THE 2020 United States census survey is one year away, and Los Angeles County officials are working to ensure that all populations within the vast county are counted and included in the conversation.
More than 100 community leaders, union members and government officials rallied in Grand Park on Monday, April 1 to join LA County Supervisors Hilda Solis and Mark Ridley-Thomas in a countdown to and call to action for the decennial population count next year.
“Today was a clear demonstration that LA County will work with our municipal and community partners to support our vulnerable communities,” Solis said at the DTLA rally Monday morning. “We embrace LA County’s diversity and we will make every effort to count every resident.”
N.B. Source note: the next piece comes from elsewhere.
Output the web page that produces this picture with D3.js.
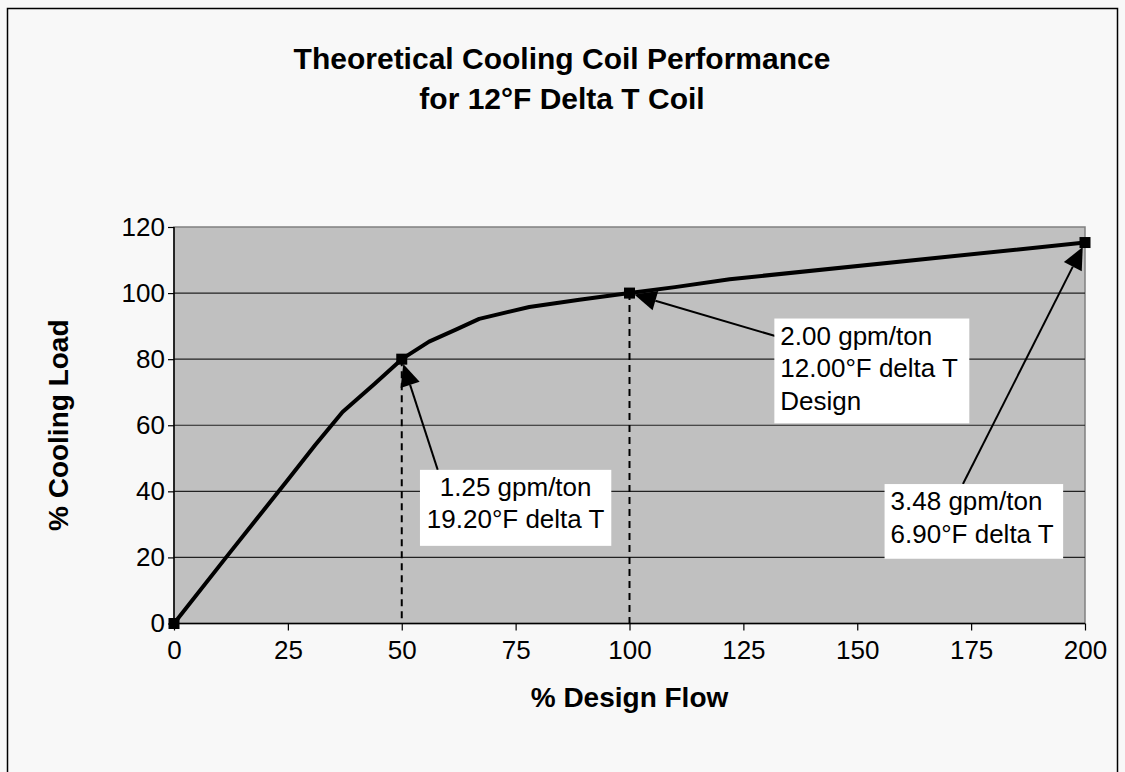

LA County is home to an incredibly diverse 10 million residents and is one of the most difficult counties to tally and compute in the nation. County and local officials emphasized their dedication to reaching out to populations that have been historically difficult to reach, including the undocumented immigrant community.
The vast reach of LA County — which spans from the coast of San Pedro, the suburbs of the San Gabriel Valley to the desert region of Palmdale and Lancaster — and includes wide swaths of undocumented immigrants who may not feel inclined to participate in the census this time around.
The Census count, which has taken place every 10 years since 1790, in 2020 will be the first one to allow all households to submit their survey online. Paper forms will still be available, and census surveyors will make in-person visits to those who live in remote areas that are hard to reach via the Internet and postage.
The Census Bureau’s survey seeks to count every single person living in the United States regardless of immigration or citizenship status, and each resident is counted by the address where they live. The 2020 census will ask many of the same questions of census forms past, including:
• The number of people living in a home on April 1, 2020
• If the home is owned (with or without a mortgage) or rented
• A phone number from at least one resident of the home
• The names, sex, age, birthdate and race of each person in the home
• The relations of those living in the home
New additions include a write-in area under race where residents can specify their primary racial and ethnic identity. There is also a new option that allows couples to specify whether they are “opposite-sex” or “same-sex.”
Last year, the Trump administration proposed including a question about citizenship on the census survey, which had never been asked before. Solis acknowledged that the citizenship question could make swaths of the county’s 3.5 million immigrants from partaking in the survey, but emphasized that census information is confidential and that it “doesn’t matter where you were born.”
As of press time, the citizenship question is still pending after two federal judges blocked the plans from going forth, but the Supreme Court has agreed to hear the case later this month to determine the question’s placement.
Solis also pointed out that the introduction of electronic surveying may establish another barrier for low-income families who don’t have internet access, families who are primarily people of color.
“Los Angeles is a city where everybody counts — and we’ll work hard to make sure everyone is counted in 2020,” LA Mayor Eric Garcetti said. “Today is about standing together to reaffirm that promise, and modeling a path that can be followed by cities and counties across America.”
Other than providing necessary demographic information, the Census also affects federal funding. Nearly $800 billion federal tax dollars are on the line, as are political redistricting and a rearrangement of the number of seats for each state in the U.S. House of Representatives. (A state’s headcount affects the number of seats in the House.)
That federal funding provides public health care, food assistance, affordable housing and other public assistance programs that many Angelenos rely on, Ridley-Thomas said.
“The 2020 census will significantly impact how the federal government allocates funding and resources,” Ridley-Thomas explained. “We are raising awareness a full year in advance of the 2020 census launch to ensure that Angelenos are fairly represented in the final census count.”